◆ PROVIDED RECORDS
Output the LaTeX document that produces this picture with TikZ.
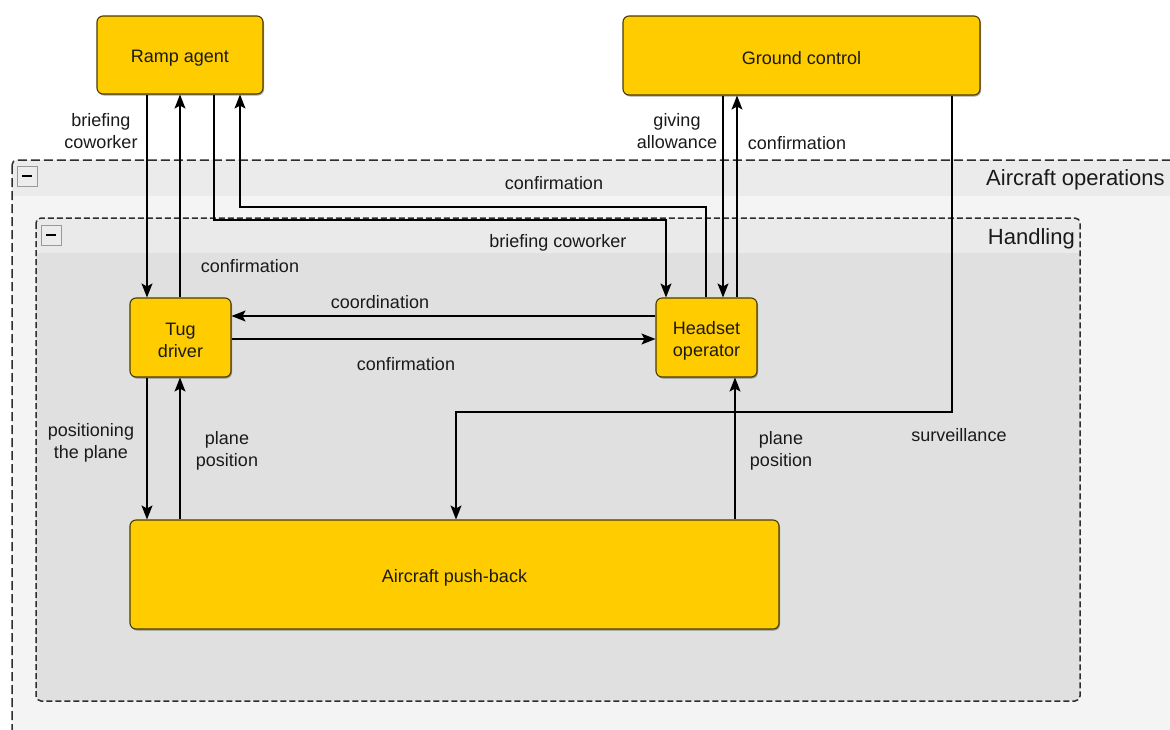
\documentclass[tikz,border=0pt]{standalone}
\usepackage{fontspec}
\setmainfont{Liberation Sans}
\usetikzlibrary{arrows.meta,shadows}
\definecolor{boxfill}{HTML}{FFCC00}
\definecolor{boxline}{HTML}{4A3B00}
\definecolor{txt}{HTML}{1A1A1A}
\definecolor{outerbody}{HTML}{F4F4F4}
\definecolor{outerhead}{HTML}{EBEBEB}
\definecolor{innerbody}{HTML}{E0E0E0}
\definecolor{innerhead}{HTML}{EAEAEA}
\definecolor{frame}{HTML}{2E2E2E}
\begin{document}
\begin{tikzpicture}[x=1pt,y=-1pt,
  actor/.style={draw=boxline, fill=boxfill, rounded corners=6pt, line width=1.1pt,
    inner sep=0pt,
    drop shadow={shadow xshift=1pt, shadow yshift=-1.5pt, opacity=0.35, fill=black}},
  boxtext/.style={align=center, text=txt, inner sep=0pt, yshift=-3pt,
    font=\fontsize{18}{22}\selectfont},
  lbl/.style={align=center, text=txt, inner sep=1pt, font=\fontsize{18}{22.5}\selectfont},
  title/.style={text=txt, inner sep=0pt, font=\fontsize{22}{26}\selectfont},
  flow/.style={draw=black, line width=1.3pt, -{Stealth[length=14pt,width=11pt,inset=3pt]}},
  container/.style={draw=frame, line width=1.5pt, rounded corners=5pt},
  collapse/.style={draw=gray!80, fill=gray!15, line width=0.8pt},
]
\useasboundingbox (0,0) rectangle (1170,729);
\clip (0,0) rectangle (1170,729);
\fill[white] (0,0) rectangle (1170,729);

% Outer container: Aircraft operations
\fill[outerbody, rounded corners=5pt] (12,160) rectangle (1200,760);
\begin{scope}
  \clip[rounded corners=5pt] (12,160) rectangle (1200,760);
  \fill[outerhead] (12,160) rectangle (1200,196);
\end{scope}
\draw[container, dash pattern=on 9pt off 4pt] (12,160) rectangle (1200,760);
\draw[collapse] (17,166) rectangle (37,186);
\draw[line width=2.4pt] (22,176) -- (32,176);
\node[title, anchor=west] (tOps) at (986,180) {Aircraft operations};

% Inner container: Handling
\fill[innerbody, rounded corners=5pt] (36,218) rectangle (1080,701);
\begin{scope}
  \clip[rounded corners=5pt] (36,218) rectangle (1080,701);
  \fill[innerhead] (36,218) rectangle (1080,253);
\end{scope}
\draw[container, dash pattern=on 6pt off 3pt] (36,218) rectangle (1080,701);
\draw[collapse] (41,225) rectangle (61,245);
\draw[line width=2.4pt] (46,235) -- (56,235);
\node[title, anchor=east] (tHand) at (1075,239) {Handling};

% Actors
\node[actor, minimum width=166pt, minimum height=78pt,
  label={[boxtext]center:Ramp agent}] (ramp) at (180,55) {};
\node[actor, minimum width=357pt, minimum height=79pt,
  label={[boxtext]center:Ground control}] (ground) at (801.5,55.5) {};
\node[actor, minimum width=101pt, minimum height=79pt,
  label={[boxtext]center:Tug\\driver}] (tug) at (180.5,337.5) {};
\node[actor, minimum width=101pt, minimum height=79pt,
  label={[boxtext]center:Headset\\operator}] (head) at (706.5,337.5) {};
\node[actor, minimum width=649pt, minimum height=109pt,
  label={[boxtext]center:Aircraft push-back}] (push) at (454.5,574.5) {};

% Routing columns and rows
\coordinate (c147) at (147,0);
\coordinate (c180) at (180,0);
\coordinate (c214) at (214,0);
\coordinate (c240) at (240,0);
\coordinate (c666) at (666,0);
\coordinate (c706) at (706,0);
\coordinate (c723) at (723,0);
\coordinate (c737) at (737,0);
\coordinate (c735) at (735,0);
\coordinate (c952) at (952,0);
\coordinate (c456) at (456,0);
\coordinate (r207) at (0,207);
\coordinate (r220) at (0,220);
\coordinate (r316) at (0,316);
\coordinate (r339) at (0,339);
\coordinate (r412) at (0,412);

% Connectors
\draw[flow] (ramp.south -| c147) -- (tug.north -| c147);
\draw[flow] (tug.north -| c180) -- (ramp.south -| c180);
\draw[flow] (ramp.south -| c214) -- (c214 |- r220) -- (c666 |- r220) -- (head.north -| c666);
\draw[flow] (head.north -| c706) -- (c706 |- r207) -- (c240 |- r207) -- (ramp.south -| c240);
\draw[flow] (ground.south -| c723) -- (head.north -| c723);
\draw[flow] (head.north -| c737) -- (ground.south -| c737);
\draw[flow] (head.west |- r316) -- (tug.east |- r316);
\draw[flow] (tug.east |- r339) -- (head.west |- r339);
\draw[flow] (tug.south -| c147) -- (push.north -| c147);
\draw[flow] (push.north -| c180) -- (tug.south -| c180);
\draw[flow] (push.north -| c735) -- (head.south -| c735);
\draw[flow] (ground.south -| c952) -- (c952 |- r412) -- (c456 |- r412) -- (push.north -| c456);

% Connector labels
\node[lbl] (lBrief1) at (101,131) {briefing\\coworker};
\node[lbl] (lConf1) at (250,266) {confirmation};
\node[lbl] (lBrief2) at (558,243) {briefing coworker};
\node[lbl] (lConf2) at (554,183) {confirmation};
\node[lbl] (lGive) at (677,131) {giving\\allowance};
\node[lbl] (lConf3) at (797,143) {confirmation};
\node[lbl] (lCoord) at (380,302) {coordination};
\node[lbl] (lConf4) at (406,364) {confirmation};
\node[lbl] (lPos) at (91,443) {positioning\\the plane};
\node[lbl] (lPlane1) at (227,451) {plane\\position};
\node[lbl] (lPlane2) at (781,451) {plane\\position};
\node[lbl] (lSurv) at (959,435) {surveillance};
\end{tikzpicture}
\end{document}
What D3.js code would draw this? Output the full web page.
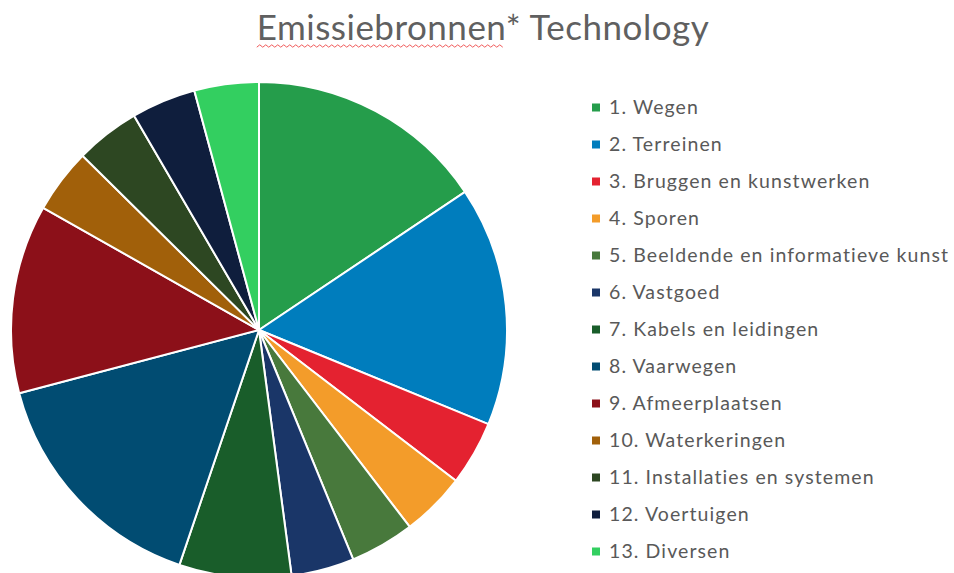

◆ EXERCISE REQUIREMENTS
The material above must be printed exactly, with its pictures left out.

◆ RESPONSE
Output the LaTeX document that produces this picture with TikZ.
\documentclass[tikz,border=0pt]{standalone}
\usepackage{fontspec}
\setmainfont{Liberation Sans}
\usetikzlibrary{arrows.meta,shadows}
\definecolor{boxfill}{HTML}{FFCC00}
\definecolor{boxline}{HTML}{4A3B00}
\definecolor{txt}{HTML}{1A1A1A}
\definecolor{outerbody}{HTML}{F4F4F4}
\definecolor{outerhead}{HTML}{EBEBEB}
\definecolor{innerbody}{HTML}{E0E0E0}
\definecolor{innerhead}{HTML}{EAEAEA}
\definecolor{frame}{HTML}{2E2E2E}
\begin{document}
\begin{tikzpicture}[x=1pt,y=-1pt,
  actor/.style={draw=boxline, fill=boxfill, rounded corners=6pt, line width=1.1pt,
    inner sep=0pt,
    drop shadow={shadow xshift=1pt, shadow yshift=-1.5pt, opacity=0.35, fill=black}},
  boxtext/.style={align=center, text=txt, inner sep=0pt, yshift=-3pt,
    font=\fontsize{18}{22}\selectfont},
  lbl/.style={align=center, text=txt, inner sep=1pt, font=\fontsize{18}{22.5}\selectfont},
  title/.style={text=txt, inner sep=0pt, font=\fontsize{22}{26}\selectfont},
  flow/.style={draw=black, line width=1.3pt, -{Stealth[length=14pt,width=11pt,inset=3pt]}},
  container/.style={draw=frame, line width=1.5pt, rounded corners=5pt},
  collapse/.style={draw=gray!80, fill=gray!15, line width=0.8pt},
]
\useasboundingbox (0,0) rectangle (1170,729);
\clip (0,0) rectangle (1170,729);
\fill[white] (0,0) rectangle (1170,729);

% Outer container: Aircraft operations
\fill[outerbody, rounded corners=5pt] (12,160) rectangle (1200,760);
\begin{scope}
  \clip[rounded corners=5pt] (12,160) rectangle (1200,760);
  \fill[outerhead] (12,160) rectangle (1200,196);
\end{scope}
\draw[container, dash pattern=on 9pt off 4pt] (12,160) rectangle (1200,760);
\draw[collapse] (17,166) rectangle (37,186);
\draw[line width=2.4pt] (22,176) -- (32,176);
\node[title, anchor=west] (tOps) at (986,180) {Aircraft operations};

% Inner container: Handling
\fill[innerbody, rounded corners=5pt] (36,218) rectangle (1080,701);
\begin{scope}
  \clip[rounded corners=5pt] (36,218) rectangle (1080,701);
  \fill[innerhead] (36,218) rectangle (1080,253);
\end{scope}
\draw[container, dash pattern=on 6pt off 3pt] (36,218) rectangle (1080,701);
\draw[collapse] (41,225) rectangle (61,245);
\draw[line width=2.4pt] (46,235) -- (56,235);
\node[title, anchor=east] (tHand) at (1075,239) {Handling};

% Actors
\node[actor, minimum width=166pt, minimum height=78pt,
  label={[boxtext]center:Ramp agent}] (ramp) at (180,55) {};
\node[actor, minimum width=357pt, minimum height=79pt,
  label={[boxtext]center:Ground control}] (ground) at (801.5,55.5) {};
\node[actor, minimum width=101pt, minimum height=79pt,
  label={[boxtext]center:Tug\\driver}] (tug) at (180.5,337.5) {};
\node[actor, minimum width=101pt, minimum height=79pt,
  label={[boxtext]center:Headset\\operator}] (head) at (706.5,337.5) {};
\node[actor, minimum width=649pt, minimum height=109pt,
  label={[boxtext]center:Aircraft push-back}] (push) at (454.5,574.5) {};

% Routing columns and rows
\coordinate (c147) at (147,0);
\coordinate (c180) at (180,0);
\coordinate (c214) at (214,0);
\coordinate (c240) at (240,0);
\coordinate (c666) at (666,0);
\coordinate (c706) at (706,0);
\coordinate (c723) at (723,0);
\coordinate (c737) at (737,0);
\coordinate (c735) at (735,0);
\coordinate (c952) at (952,0);
\coordinate (c456) at (456,0);
\coordinate (r207) at (0,207);
\coordinate (r220) at (0,220);
\coordinate (r316) at (0,316);
\coordinate (r339) at (0,339);
\coordinate (r412) at (0,412);

% Connectors
\draw[flow] (ramp.south -| c147) -- (tug.north -| c147);
\draw[flow] (tug.north -| c180) -- (ramp.south -| c180);
\draw[flow] (ramp.south -| c214) -- (c214 |- r220) -- (c666 |- r220) -- (head.north -| c666);
\draw[flow] (head.north -| c706) -- (c706 |- r207) -- (c240 |- r207) -- (ramp.south -| c240);
\draw[flow] (ground.south -| c723) -- (head.north -| c723);
\draw[flow] (head.north -| c737) -- (ground.south -| c737);
\draw[flow] (head.west |- r316) -- (tug.east |- r316);
\draw[flow] (tug.east |- r339) -- (head.west |- r339);
\draw[flow] (tug.south -| c147) -- (push.north -| c147);
\draw[flow] (push.north -| c180) -- (tug.south -| c180);
\draw[flow] (push.north -| c735) -- (head.south -| c735);
\draw[flow] (ground.south -| c952) -- (c952 |- r412) -- (c456 |- r412) -- (push.north -| c456);

% Connector labels
\node[lbl] (lBrief1) at (101,131) {briefing\\coworker};
\node[lbl] (lConf1) at (250,266) {confirmation};
\node[lbl] (lBrief2) at (558,243) {briefing coworker};
\node[lbl] (lConf2) at (554,183) {confirmation};
\node[lbl] (lGive) at (677,131) {giving\\allowance};
\node[lbl] (lConf3) at (797,143) {confirmation};
\node[lbl] (lCoord) at (380,302) {coordination};
\node[lbl] (lConf4) at (406,364) {confirmation};
\node[lbl] (lPos) at (91,443) {positioning\\the plane};
\node[lbl] (lPlane1) at (227,451) {plane\\position};
\node[lbl] (lPlane2) at (781,451) {plane\\position};
\node[lbl] (lSurv) at (959,435) {surveillance};
\end{tikzpicture}
\end{document}
What D3.js code would draw this? Output the full web page.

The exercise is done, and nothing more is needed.